Getting Around, London Travel, Transport and Car Rental
(London, England, UK)
Getting into London couldn't be easier, with an excellent road and rail network and four international airports, you will have no problem arriving. Once you are in the city, travel on the London Underground (tube train), by bus or famous black cab. You may also find that many areas of interest are well within walking distance.
Airports / Arriving by Air
Flying into London you will arrive at one of the capital's four international airports
, Heathrow (LHR), Gatwick (LGW), Stansted (STN) and London City Airport (LCY). They are all less than an hour from the city centre and you can travel into London by either express trains, coaches, buses or by car.
London City Airport (LCY) Guide
London Gatwick Airport (LGW) Guide
London Heathrow International Airport (LHR) Guide
London Luton Airport (LTN) Guide
London Stansted Airport (STN) Guide
London has a complex network of underground train stations and this is more commonly known as 'The Tube'. It consists of 11 different lines crossing much of London and provides a fast and cheap way to travel all over the capital, categorising London into zones. Each line has its own colour and name - all you need to know is which direction you are travelling in. Day / weekend passes may be purchased, providing unlimited travel.

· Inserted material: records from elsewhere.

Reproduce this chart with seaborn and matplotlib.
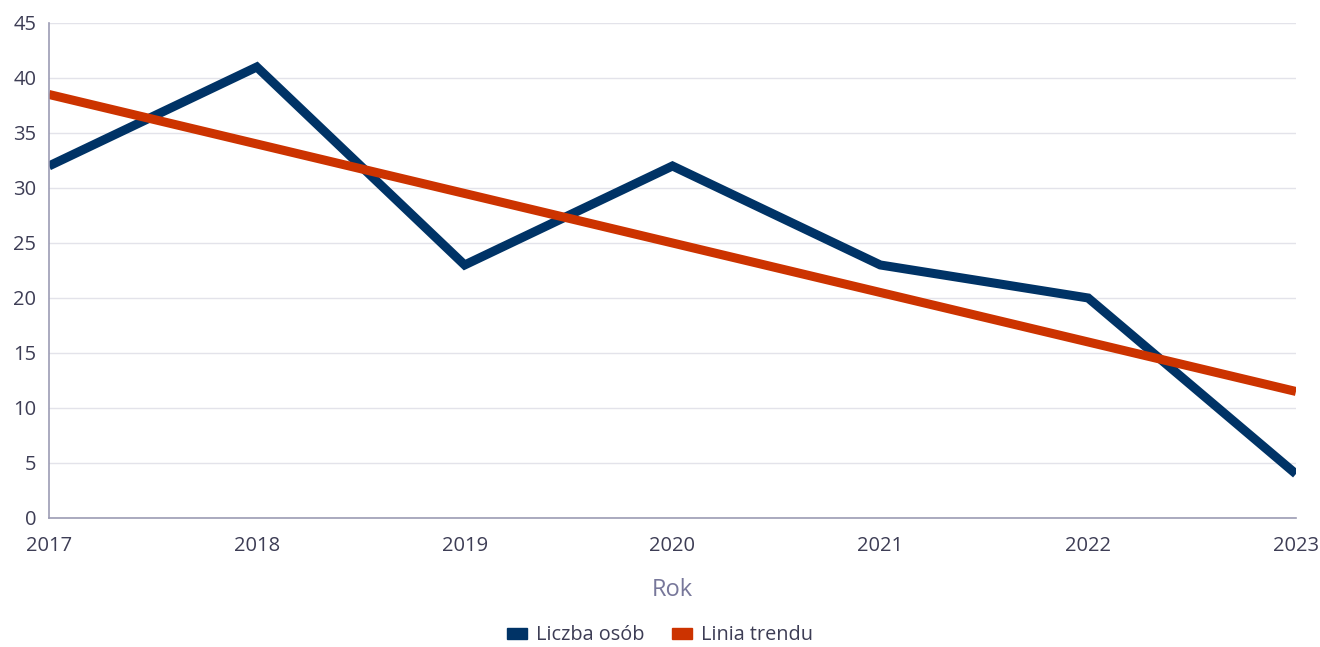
import pandas as pd
import matplotlib.pyplot as plt
import seaborn as sns
from matplotlib.patches import Patch

# chart data
years = [2017, 2018, 2019, 2020, 2021, 2022, 2023]
liczba_osob = [32, 41, 23, 32, 23, 20, 4]
linia_trendu = [38.5, 34, 29.5, 25, 20.5, 16, 11.5]
series_names = ["Liczba osób", "Linia trendu"]
colors = ["#003366", "#cc3300"]

df = pd.DataFrame({
    "Rok": years * 2,
    "value": liczba_osob + linia_trendu,
    "seria": [series_names[0]] * len(years) + [series_names[1]] * len(years),
})

sns.set_theme(style="white")
plt.rcParams['font.family'] = ['Open Sans', 'DejaVu Sans']

fig = plt.figure(figsize=(13.2, 6.47), dpi=100)
ax = fig.add_axes([0.0371, 0.1994, 0.9447, 0.7651])

sns.lineplot(data=df, x="Rok", y="value", hue="seria", palette=colors,
             linewidth=6.5, ax=ax, legend=False)
for ln in ax.get_lines():
    ln.set_solid_capstyle("butt")
    ln.set_solid_joinstyle("miter")

ax.set_xlim(2017, 2023)
ax.set_ylim(0, 45)
ax.set_xticks(years)
ax.set_yticks(range(0, 46, 5))
ax.yaxis.grid(True, color="#e3e3ea", linewidth=1)
ax.set_axisbelow(True)

for s in ["top", "right"]:
    ax.spines[s].set_visible(False)
for s in ["left", "bottom"]:
    ax.spines[s].set_color("#9c9cb4")
    ax.spines[s].set_linewidth(1.2)

ax.tick_params(axis="both", length=0, labelsize=14.5, colors="#3d3d55")
ax.tick_params(axis="x", pad=13)
ax.tick_params(axis="y", pad=9)
ax.set_xlabel("Rok", fontsize=17, color="#77779a", labelpad=16)
ax.set_ylabel("")

handles = [Patch(color=c, label=n) for c, n in zip(colors, series_names)]
fig.legend(handles=handles, loc="center", bbox_to_anchor=(0.5, 0.018),
           ncol=2, frameon=False, fontsize=14.3, handlelength=1.0,
           handleheight=0.45, handletextpad=0.45, columnspacing=1.4,
           labelcolor="#3d3d55")

plt.savefig("out.png", dpi=100)
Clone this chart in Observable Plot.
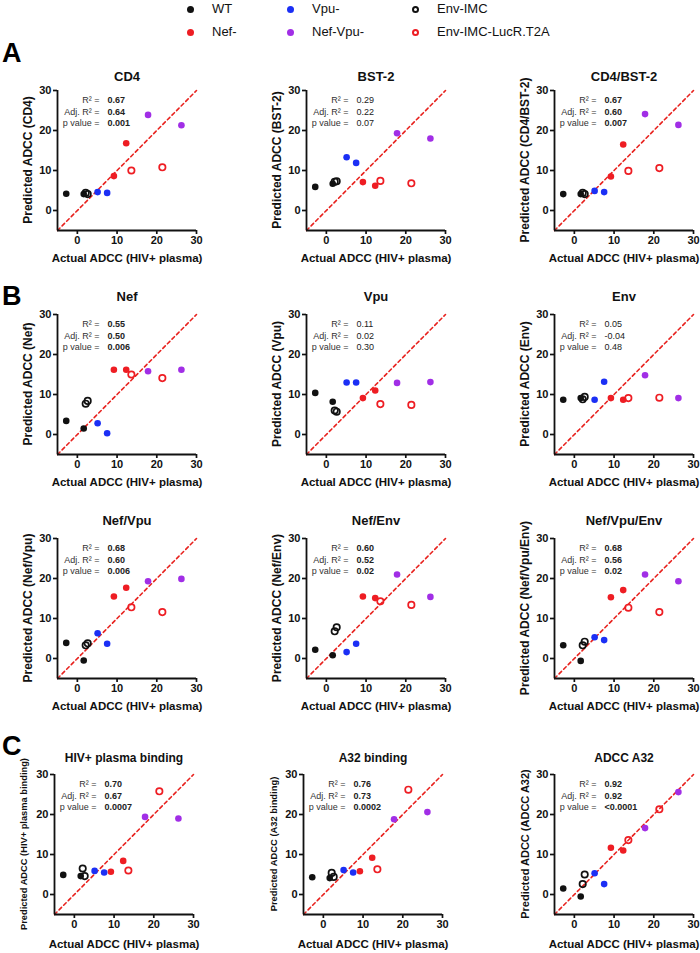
<!DOCTYPE html>
<html><head><meta charset="utf-8">
<script src="https://cdn.jsdelivr.net/npm/d3@7"></script>
<script src="https://cdn.jsdelivr.net/npm/@observablehq/plot@0.6"></script>
<style>
body{margin:0;background:#fff;font-family:"Liberation Sans",Arial,Helvetica,sans-serif;}
#root{position:relative;width:700px;height:953px;overflow:hidden;background:#fff;}
.abs{position:absolute;white-space:nowrap;line-height:1;}
</style></head><body><div id="root"></div>
<script>
// ---------- DATA ----------
const groups = ["WT", "Nef-", "Vpu-", "Nef-Vpu-", "Env-IMC", "Env-IMC-LucR.T2A"];
const groupColors = ["#111111", "#ee1d23", "#1b2ff5", "#a12ee6", "#111111", "#ee1d23"];
const groupFilled = [true, true, true, true, false, false];

const pointGroup = ["WT", "WT", "Env-IMC", "Env-IMC", "Vpu-", "Vpu-", "Nef-", "Nef-",
  "Env-IMC-LucR.T2A", "Env-IMC-LucR.T2A", "Nef-Vpu-", "Nef-Vpu-"];
const actualADCC = [-2.8, 1.6, 2.1, 2.6, 5.1, 7.5, 9.2, 12.3, 13.6, 21.4, 17.8, 26.2];

const predCD4      = [4.2, 4.1, 4.4, 4.1, 4.6, 4.4, 8.6, 16.8, 10.0, 10.8, 23.9, 21.3];
const predBST2     = [5.9, 6.7, 7.2, 7.3, 13.3, 11.9, 7.1, 6.2, 7.4, 6.8, 19.3, 18.0];
const predCD4BST2  = [4.1, 4.1, 4.4, 4.1, 4.9, 4.6, 8.5, 16.5, 9.9, 10.6, 24.1, 21.4];
const predNef      = [3.4, 1.5, 7.7, 8.4, 2.8, 0.3, 16.2, 16.2, 15.0, 14.1, 15.8, 16.2];
const predVpu      = [10.4, 8.2, 6.0, 5.7, 13.0, 13.0, 9.1, 11.0, 7.6, 7.4, 12.9, 13.1];
const predEnv      = [8.7, 9.1, 8.8, 9.4, 8.7, 13.2, 9.1, 8.7, 9.1, 9.2, 14.8, 9.1];
const predNefVpu   = [3.9, -0.5, 3.3, 3.8, 6.3, 3.7, 15.5, 17.7, 12.8, 11.6, 19.3, 19.9];
const predNefEnv   = [2.2, 0.8, 6.8, 7.8, 1.6, 3.7, 15.5, 15.1, 14.3, 13.4, 21.0, 15.4];
const predNefVpuEnv= [3.3, -0.6, 3.3, 4.2, 5.3, 4.6, 15.3, 17.1, 12.7, 11.6, 21.0, 19.3];
const predPlasmaBinding = [4.9, 4.6, 6.5, 4.6, 5.9, 5.5, 5.7, 8.4, 6.0, 25.8, 19.4, 19.0];
const predA32Binding    = [4.3, 4.1, 5.4, 4.4, 6.1, 5.5, 5.8, 9.2, 6.3, 26.2, 18.8, 20.6];
const predADCCA32       = [1.5, -0.5, 2.6, 5.0, 5.3, 2.6, 11.7, 11.0, 13.6, 21.3, 16.6, 25.6];

const panelTitles = ["CD4", "BST-2", "CD4/BST-2", "Nef", "Vpu", "Env", "Nef/Vpu", "Nef/Env",
  "Nef/Vpu/Env", "HIV+ plasma binding", "A32 binding", "ADCC A32"];
const yLabels = ["Predicted ADCC (CD4)", "Predicted ADCC (BST-2)", "Predicted ADCC (CD4/BST-2)",
  "Predicted ADCC (Nef)", "Predicted ADCC (Vpu)", "Predicted ADCC (Env)",
  "Predicted ADCC (Nef/Vpu)", "Predicted ADCC (Nef/Env)", "Predicted ADCC (Nef/Vpu/Env)",
  "Predicted ADCC (HIV+ plasma binding)", "Predicted ADCC (A32 binding)", "Predicted ADCC (ADCC A32)"];
const xLabel = "Actual ADCC (HIV+ plasma)";
const statLabels = ["R\u00B2 =", "Adj. R\u00B2 =", "p value ="];
const r2Values    = ["0.67", "0.29", "0.67", "0.55", "0.11", "0.05", "0.68", "0.60", "0.68", "0.70", "0.76", "0.92"];
const adjR2Values = ["0.64", "0.22", "0.60", "0.50", "0.02", "-0.04", "0.60", "0.52", "0.56", "0.67", "0.73", "0.92"];
const pValues     = ["0.001", "0.07", "0.007", "0.006", "0.30", "0.48", "0.006", "0.02", "0.02", "0.0007", "0.0002", "<0.0001"];
const significant = [true, false, true, true, false, false, true, true, true, true, true, true];
const panelLetters = ["A", "B", "C"];
const tickValues = [0, 10, 20, 30];
const axisDomain = [-5, 30];

const predictedSeries = [predCD4, predBST2, predCD4BST2, predNef, predVpu, predEnv,
  predNefVpu, predNefEnv, predNefVpuEnv, predPlasmaBinding, predA32Binding, predADCCA32];

// ---------- LAYOUT ----------
const font = '"Liberation Sans", Arial, Helvetica, sans-serif';
const root = document.getElementById("root");
function addText(txt, css) {
  const d = document.createElement("div");
  d.className = "abs"; d.textContent = txt;
  Object.assign(d.style, {fontFamily: font}, css);
  root.appendChild(d);
  return d;
}

// legend
const legendCols = [190, 290, 415];
const legendRows = [9, 32];
groups.forEach((g, i) => {
  const cx = legendCols[Math.floor(i / 2)], cy = legendRows[i % 2];
  const m = document.createElement("div");
  m.className = "abs";
  const filled = groupFilled[i];
  Object.assign(m.style, {
    left: (cx - 3.5) + "px", top: (cy - 3.5) + "px", width: "7px", height: "7px",
    borderRadius: "50%", boxSizing: "border-box",
    background: filled ? groupColors[i] : "transparent",
    border: filled ? "none" : `2px solid ${groupColors[i]}`
  });
  root.appendChild(m);
  addText(g, {left: (cx + 22) + "px", top: (cy - 7) + "px", fontSize: "13px", color: "#111"});
});

// panel letters
const letterPos = [[2, 40], [2, 283], [2, 733]];
panelLetters.forEach((L, i) => addText(L, {left: letterPos[i][0] + "px", top: letterPos[i][1] + "px",
  fontSize: "27px", fontWeight: "bold", color: "#000"}));

const rowTops = [90, 314, 538, 774];
const colLefts = [[57, 306, 554], [57, 306, 554], [57, 306, 554], [54, 303, 554]];
const titleOffset = [19, 23, 23, 21];
const titleSize = [13, 13, 13, 12];
const yLabelSize = [12, 12, 12, 12, 12, 12, 12, 12, 12, 9.3, 9.4, 11];
const mL = 60, mR = 30, mT = 40, mB = 50, pw = 139, ph = 140;

predictedSeries.forEach((series, p) => {
  const row = Math.floor(p / 3), col = p % 3;
  const pts = actualADCC.map((x, i) => ({x, y: series[i], g: pointGroup[i]}));
  const dotMarks = groups.map((g, gi) => Plot.dot(pts.filter(d => d.g === g), {
    x: "x", y: "y",
    r: groupFilled[gi] ? 3.3 : 3.2,
    fill: groupFilled[gi] ? groupColors[gi] : "none",
    stroke: groupColors[gi],
    strokeWidth: groupFilled[gi] ? 0 : 1.7
  }));
  const bold = significant[p] ? "bold" : "normal";
  const statVals = [r2Values[p], adjR2Values[p], pValues[p]];
  const chart = Plot.plot({
    width: mL + pw + mR, height: mT + ph + mB,
    marginLeft: mL, marginRight: mR, marginTop: mT, marginBottom: mB,
    x: {domain: axisDomain, nice: false, zero: false},
    y: {domain: axisDomain, nice: false, zero: false},
    style: {background: "transparent", overflow: "visible", fontFamily: font, color: "#111"},
    marks: [
      Plot.line(axisDomain, {x: d => d, y: d => d, stroke: "#e8231f", strokeWidth: 1.6, strokeDasharray: "3.5,3"}),
      Plot.axisX({ticks: tickValues, tickSize: 4, tickPadding: 2, strokeWidth: 1.7, fontSize: 11, fontWeight: "bold", label: null}),
      Plot.axisY({ticks: tickValues, tickSize: 4, tickPadding: 2, strokeWidth: 1.7, fontSize: 11, fontWeight: "bold", label: null}),
      Plot.ruleX([axisDomain[0]], {stroke: "#111", strokeWidth: 1.8}),
      Plot.ruleY([axisDomain[0]], {stroke: "#111", strokeWidth: 1.8}),
      ...dotMarks,
      ...statLabels.map((s, i) => Plot.text([s], {text: d => d, frameAnchor: "top-left", dx: 42, dy: 6.5 + i * 11.5,
        fontSize: 9, fill: "#333", textAnchor: "end", fontWeight: "normal"})),
      ...statVals.map((s, i) => Plot.text([s], {text: d => d, frameAnchor: "top-left", dx: 50, dy: 6.5 + i * 11.5,
        fontSize: 9, fill: "#222", textAnchor: "start", fontWeight: bold})),
      Plot.text([panelTitles[p]], {text: d => d, frameAnchor: "top", dy: -titleOffset[row],
        fontSize: titleSize[row], fontWeight: "bold", fill: "#111"}),
      Plot.text([xLabel], {text: d => d, frameAnchor: "bottom", dy: row === 3 ? 33 : 31,
        fontSize: 11.5, fontWeight: "bold", fill: "#111"})
    ]
  });
  chart.style.position = "absolute";
  chart.style.left = (colLefts[row][col] - mL) + "px";
  chart.style.top = (rowTops[row] - mT) + "px";
  chart.style.maxWidth = "none";
  root.appendChild(chart);

  // rotated y-axis label (HTML text), centred on the plot area's left side
  addText(yLabels[p], {
    left: (colLefts[row][col] - 29) + "px", top: (rowTops[row] + ph / 2) + "px",
    transform: "translate(-50%, -50%) rotate(-90deg)",
    fontSize: yLabelSize[p] + "px", fontWeight: "bold", color: "#111"
  });
});
</script>
</body></html>
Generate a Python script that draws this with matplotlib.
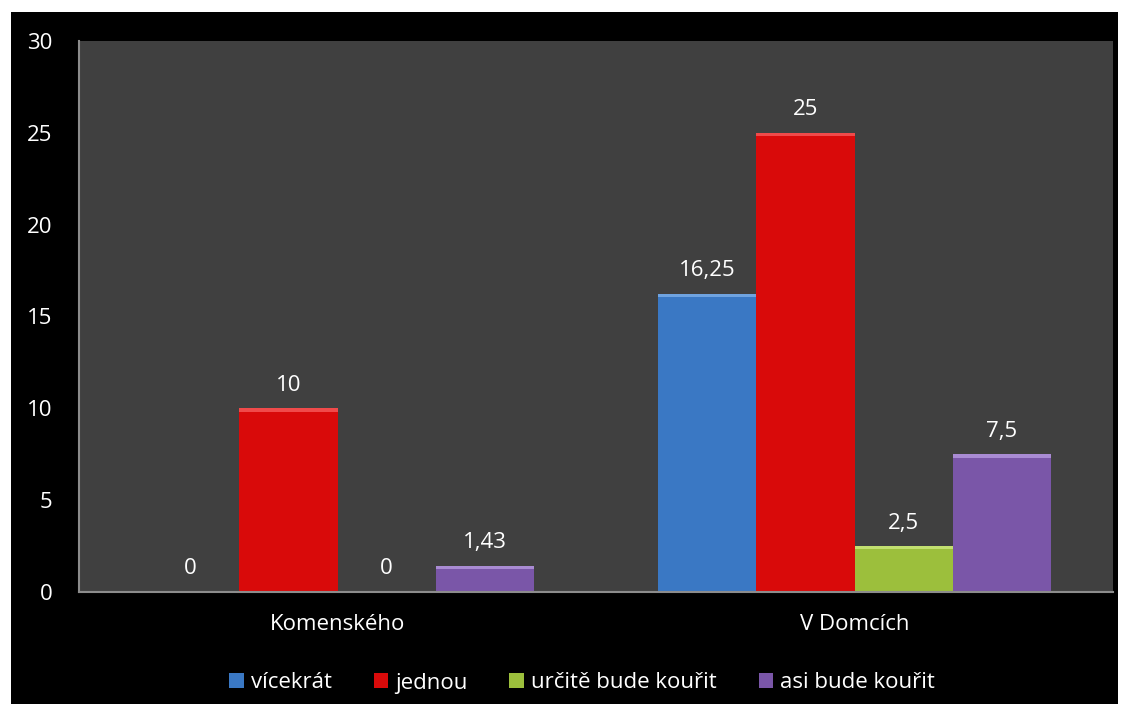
import matplotlib.pyplot as plt
from matplotlib.patches import Rectangle
import numpy as np

plt.rcParams['font.family'] = ['Open Sans', 'DejaVu Sans']

categories = ["Komenského", "V Domcích"]
series_names = ["vícekrát", "jednou", "určitě bude kouřit", "asi bude kouřit"]
vicekrat = [0, 16.25]
jednou = [10, 25]
urcite = [0, 2.5]
asi = [1.43, 7.5]
values = [vicekrat, jednou, urcite, asi]
labels = [["0", "16,25"], ["10", "25"], ["0", "2,5"], ["1,43", "7,5"]]
colors = ["#3a78c4", "#d90a0a", "#9cbf3c", "#7a56a8"]
edge_colors = ["#6fa3e0", "#f04a4a", "#c3e070", "#a98bd3"]

fig = plt.figure(figsize=(11.3, 7.16), dpi=100)
fig.patch.set_facecolor("white")
# black panel inside the white frame
fig.patches.append(Rectangle((11 / 1130, 12 / 716), 1107 / 1130, 692 / 716,
                             transform=fig.transFigure, facecolor="black",
                             edgecolor="none", zorder=-5))

ax = fig.add_axes([79 / 1130, 1 - 592 / 716, 1034 / 1130, 551 / 716])
ax.set_facecolor("#404040")

x = np.arange(len(categories))
w = 0.19
for i, (vals, lab, c) in enumerate(zip(values, labels, colors)):
    pos = x + (i - 1.5) * w
    bars = ax.bar(pos, vals, width=w, color=c, edgecolor="none", label=series_names[i], zorder=2)
    # light top edge, a rough nod to the bevel look
    ax.bar(pos, [0.18 if v > 0 else 0 for v in vals], bottom=[v - 0.18 for v in vals],
           width=w, color=edge_colors[i], edgecolor="none", zorder=3)
    for b, t in zip(bars, lab):
        ax.annotate(t, (b.get_x() + b.get_width() / 2, b.get_height()),
                    xytext=(0, 9), textcoords="offset points",
                    ha="center", va="bottom", color="white", fontsize=16)

ax.set_xlim(-0.5, 1.5)
ax.set_ylim(0, 30)
ax.set_yticks(range(0, 31, 5))
ax.set_xticks(x)
ax.set_xticklabels(categories)
ax.tick_params(axis="y", length=0, pad=19, colors="white", labelsize=16)
ax.tick_params(axis="x", length=0, pad=16, colors="white", labelsize=16)
for s in ["top", "right"]:
    ax.spines[s].set_visible(False)
for s in ["left", "bottom"]:
    ax.spines[s].set_color("#8c8c8c")
    ax.spines[s].set_linewidth(1.5)

leg = fig.legend(loc="center", bbox_to_anchor=(582 / 1130, 1 - 683 / 716), ncol=4,
                 frameon=False, fontsize=16, handlelength=0.65, handleheight=0.65,
                 handletextpad=0.3, columnspacing=1.9, labelcolor="white")

fig.savefig("out.png", dpi=100, facecolor=fig.get_facecolor())
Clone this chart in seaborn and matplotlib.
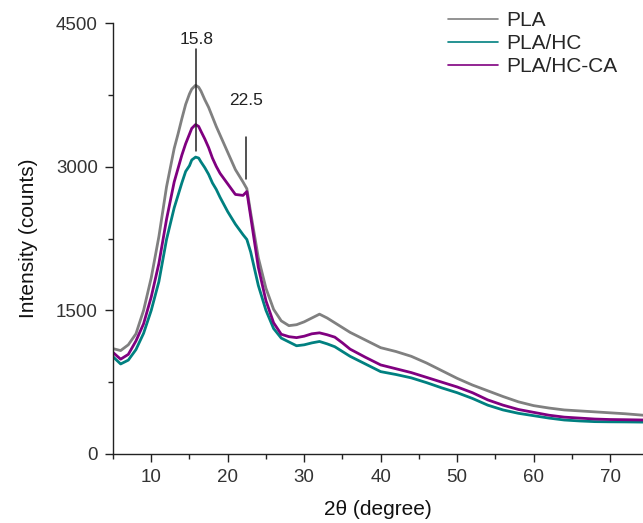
import numpy as np
import pandas as pd
import matplotlib
matplotlib.use("Agg")
import matplotlib.pyplot as plt
from matplotlib.ticker import MultipleLocator
from matplotlib.lines import Line2D
import seaborn as sns

# ---- data ----
two_theta = [5, 6, 7, 8, 9, 10, 11, 12, 13, 13.5, 14, 14.5, 15, 15.3, 15.8, 16.2, 16.5, 17, 17.5,
             18, 18.5, 19, 20, 21, 22, 22.5,
             23, 24, 25, 26, 27, 28, 29, 30, 31, 32, 33, 34, 35, 36, 38, 40, 42, 44, 46, 48,
             50, 52, 54, 56, 58, 60, 62, 64, 66, 68, 70, 72, 74.3]

pla = [1100, 1080, 1140, 1255, 1500, 1840, 2270, 2790, 3190, 3340, 3500, 3650, 3760, 3810, 3850,
       3830, 3790, 3700, 3620, 3520, 3420,
       3330, 3150, 2970, 2840, 2770, 2520, 2050, 1730, 1510, 1390, 1340, 1350, 1380, 1420, 1460,
       1420, 1370, 1320, 1270, 1190, 1110, 1070, 1020, 950, 870, 790, 720, 660, 600, 545, 505,
       480, 460, 450, 440, 430, 420, 405]

pla_hc = [1015, 940, 980, 1090, 1260, 1500, 1800, 2240, 2570, 2700, 2830, 2950, 3010, 3070, 3100,
          3090, 3050, 2990, 2920, 2830, 2763,
          2680, 2530, 2400, 2290, 2240, 2110, 1760, 1500, 1310, 1210, 1170, 1130, 1140, 1160, 1175,
          1150, 1120, 1070, 1020, 940, 860, 830, 795, 745, 690, 640, 580, 510, 460, 425, 400,
          375, 355, 345, 338, 336, 335, 333]

pla_hc_ca = [1060, 990, 1040, 1180, 1360, 1640, 1990, 2450, 2840, 2980, 3120, 3240, 3340, 3400, 3440,
             3420, 3370, 3290, 3200, 3090, 3003,
             2930, 2820, 2710, 2700, 2740, 2480, 1950, 1600, 1370, 1250, 1225, 1215, 1230, 1255, 1265,
             1245, 1220, 1160, 1095, 1010, 930, 890, 850, 800, 750, 700, 640, 565, 510, 465, 435,
             405, 385, 375, 365, 360, 358, 355]

series_names = ["PLA", "PLA/HC", "PLA/HC-CA"]
series_colors = ["#808080", "#008080", "#800080"]

peak_labels = ["15.8", "22.5"]
peak_x = [15.9, 22.45]
peak_text_y = [4330, 3690]
peak_line_top = [4230, 3310]
peak_line_bottom = [3160, 2870]

x_ticks = [10, 20, 30, 40, 50, 60, 70]
y_ticks = [0, 1500, 3000, 4500]

# ---- build table ----
df = pd.concat([
    pd.DataFrame({"two_theta": two_theta, "intensity": vals, "sample": name})
    for name, vals in zip(series_names, [pla, pla_hc, pla_hc_ca])
], ignore_index=True)

sns.set_style("ticks")
plt.rcParams["font.family"] = ["Liberation Sans", "DejaVu Sans"]

fig = plt.figure(figsize=(6.43, 5.23), dpi=100)
ax = fig.add_axes([113 / 643, 69 / 523, 1 - 113 / 643, (454 - 23) / 523])

sns.lineplot(data=df, x="two_theta", y="intensity", hue="sample",
             palette=dict(zip(series_names, series_colors)),
             hue_order=series_names, linewidth=2.0, ax=ax, legend=False)

ax.set_xlim(5, 74.3)
ax.set_ylim(0, 4500)
ax.set_xticks(x_ticks)
ax.set_yticks(y_ticks)
ax.xaxis.set_minor_locator(MultipleLocator(5))
ax.yaxis.set_minor_locator(MultipleLocator(750))
ax.tick_params(axis="both", which="major", direction="out", length=6, width=1,
               labelsize=13.5, colors="#222222", labelcolor="#333333", pad=5)
ax.tick_params(axis="both", which="minor", direction="out", length=3.5, width=1, colors="#222222")
for side in ["top", "right"]:
    ax.spines[side].set_visible(False)
for side in ["left", "bottom"]:
    ax.spines[side].set_color("#222222")
    ax.spines[side].set_linewidth(1)

ax.set_xlabel("2θ (degree)", fontsize=15, color="#111111", labelpad=10)
ax.set_ylabel("Intensity (counts)", fontsize=15, color="#111111", labelpad=13)

for lab, px, ty, lt, lb in zip(peak_labels, peak_x, peak_text_y, peak_line_top, peak_line_bottom):
    ax.plot([px, px], [lb, lt], color="#222222", linewidth=1.1)
    ax.text(px, ty, lab, ha="center", va="center", fontsize=12.5, color="#222222")

handles = [Line2D([], [], color=c, linewidth=1.2) for c in series_colors]
leg = fig.legend(handles, series_names, loc="upper left",
                 bbox_to_anchor=(448 / 643, 1 - 11 / 523), frameon=False,
                 fontsize=15, handlelength=2.4, handletextpad=0.4,
                 labelspacing=0.2, borderpad=0, borderaxespad=0)

fig.savefig("out.png", dpi=100)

Many of the international car hire companies are well represented in the capital, providing a wide range of British, European and Japanese cars to choose from. The majority of British hire cars are manually geared and therefore automatic cars may need to be reserved. All car hire London comes with breakdown cover supplied as normal. Chauffeur-driven limousines and other self-drive vehicles can also be easily hired if required and budget is not an option.
To be able to drive a car in the United Kingdom, you must be at least 17 years old, holding a valid driving licence and car insurance. It is compulsory for the driver and all passengers to wear seat belts, in both the front and back seats. The national speed limit on both motorways and dual carriageways is 70 mph / 110 kph and on all other main roads the limit is 60 mph / 95 kph unless otherwise specified. In towns and cities the speed limits are much slower, usually between 30 - 40 mph / 50 - 60 kph. Drivers caught exceeding the speed limit risk possible heavy fines and licence endorsement. Speed cameras are frequently placed along roads to catch offenders and radar speed-traps are also used. Drivers may also be fined for driving under the influence of alcohol or drugs, without due care or attention, not using seat belts and using a vehicle not in a roadworthy condition.
Service stations can be found on main roads and are open daily, serving internationally known brands of unleaded and diesel fuel. They are more commonly referred to as 'petrol stations' and usually also sell newspapers, magazines, drinks and basic groceries.
There are many useful large car parks in London and their locations are indicated by blue street signs which have a white 'P' in the centre.
When parking on the street, take note of parking rules as these are strictly enforced by traffic wardens and the police, who may issue parking fines, wheel clamps or arrange for the vehicle to be towed away. Double yellow lines painted on the road surface next to the kerb mean no parking or stopping and single lines mean you may stop quickly only to pick up or put down, but not actually park. Other street parking is normally regulated by pay-meters for short stays - or residential permits.
Street parking in London is difficult, although most streets in the city centre do have parking meters, with the parking bay clearly being marked out. Many of these will only allow you to use them for set periods, e.g. one hour, and if this is the case it will be clearly marked on the meter. They will also indicate when you can park there for free, usually after 18:30.
Emergency Telephone Numbers
If you are involved in a car accident, dial 999 for police, ambulance or the fire service. When making a 999 call, always give as much information about the incident as you can.
If you are in all a small group, then metered black cabs can be an economical way of getting around the centre. A yellow light over the windscreen tells you if the cab is available - just stick your arm out to hail it. London's cabbies are the best trained in Europe, every one of them knows the shortest route between any two points in the capital. Minicabs tend to be less reliable than black cabs, as their drivers are just individuals rather than trained professionals, although they are often cheaper. Most minicabs are not metered, so it is important to establish the fare beforehand.
There are many forms of reliable public transport in and around the city centre. Traditional London buses travel to all parts of the city and are easy to identify, being painted bright red. Open-top hop on / off guide bus tours operate every 5 to 10 minutes throughout the day at regular intervals in central London. They provide an easy way sightseeing and with daily hop on / off tickets, they are also a very useful way to travel since you can leave the bus to explore and get back on when you are ready.
Many boat trips run up and down the River Thames and this can be a novel way of travelling around the city. However, most are sightseeing trips, taking you to places such as the Thames River Barrier.
Those in Europe can reach London by rail from Paris
, Lille and Brussels via the Channel Tunnel.